Eine Dealerin mit Gewissen? Wie rührend, dachte Mia. Aber sie schaute trotzdem zu, wie das Mädchen ihr aus dem Stoff zwei sehr dünne Linien formte. Dann ließ sie diese mit einem gerollten Geldschein einsaugen. Das war jetzt nicht unbedingt, was Mia wollte. Aber was sollte sie machen? Sagen sie nähme nichts. So sog sie etwas ungeschickte die Spuren ein. Es war nicht ganz so schlimm wie Sina Wight, was wohl auch an der Menge lag. Aber dann kam die Wirkung und die empfand Mia als sehr unangenehm. Sie fühlte sich wie nach dem Sekt zu Silvester. So was brauchte sie nicht all zu häufig.
Sie lächelte das Mädchen an und die sagte, sie hätte es gut gemacht. Aber sie solle nicht mehr so häufig kommen. Ein Mann auf arabisch sagte etwas und das Mädchen widersprach hörbar und zog dann aber sehr schnell Mia mit vor die Tür.
Als Mia nach drei Tagen wieder im Park war und die Story ab ließ, dass ein älterer Student sie erwischt und ihr das Koks abgezogen hätte, hatte das Mädchen ein blaues Auge.
„Das ist doch nicht meinetwegen passiert?”, fragte Mia und das Mädchen drehte den Kopf. „Weil du mich vor dem Zeug geschützt hast? Ich glaube, ich werde das Zeug an der Uni verticken. Und wir teilen uns den Verdienst, ja?”
„Du willst dealen?”
„Wirst du nicht mehr geschlagen, wenn du mehr verkaufst?”
Das Mädchen drehte den Kopf weg und nickte dann.
„Der Typ mag mein Koks haben. Ich habe ihm dafür seine Brieftasche geklaut, schau mal 250,- Euro und ein bisschen. Ich gebe es dir und bekommen dafür den Stoff und ich gebe den in der Uni weiter. Der und seine Kumpels wollen bestimmt noch mehr.”

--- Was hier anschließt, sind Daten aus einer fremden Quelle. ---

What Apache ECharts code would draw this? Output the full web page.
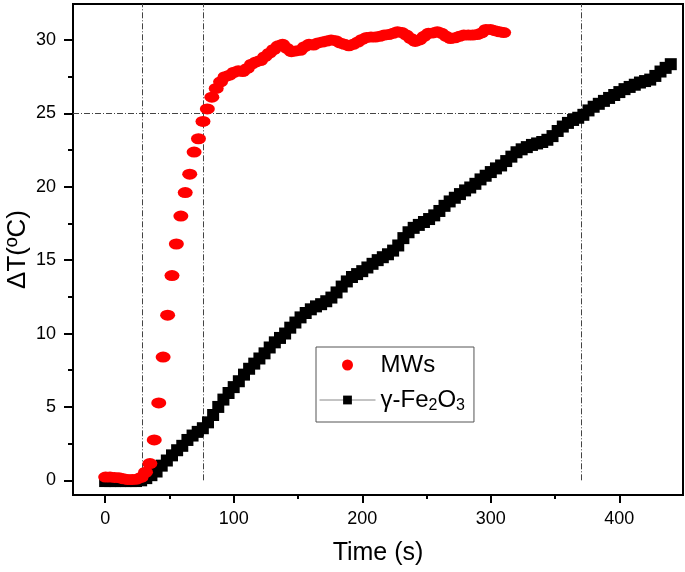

„Wenn sie dich erwischen?”
„Was wollen sie machen? Ich bin erst fünfzehn. Und dazu ein Wunderkind. Ein armes missverstandes Wunderkind, dass sich zu viel vorgenommen hat und so auf die schiefe Bahn geraten ist. Ich komme daraus. Glaub mir. Ich werde zurück ins Heim in den Westerwald geschickt und komme da die nächsten drei Jahre nicht mehr raus.”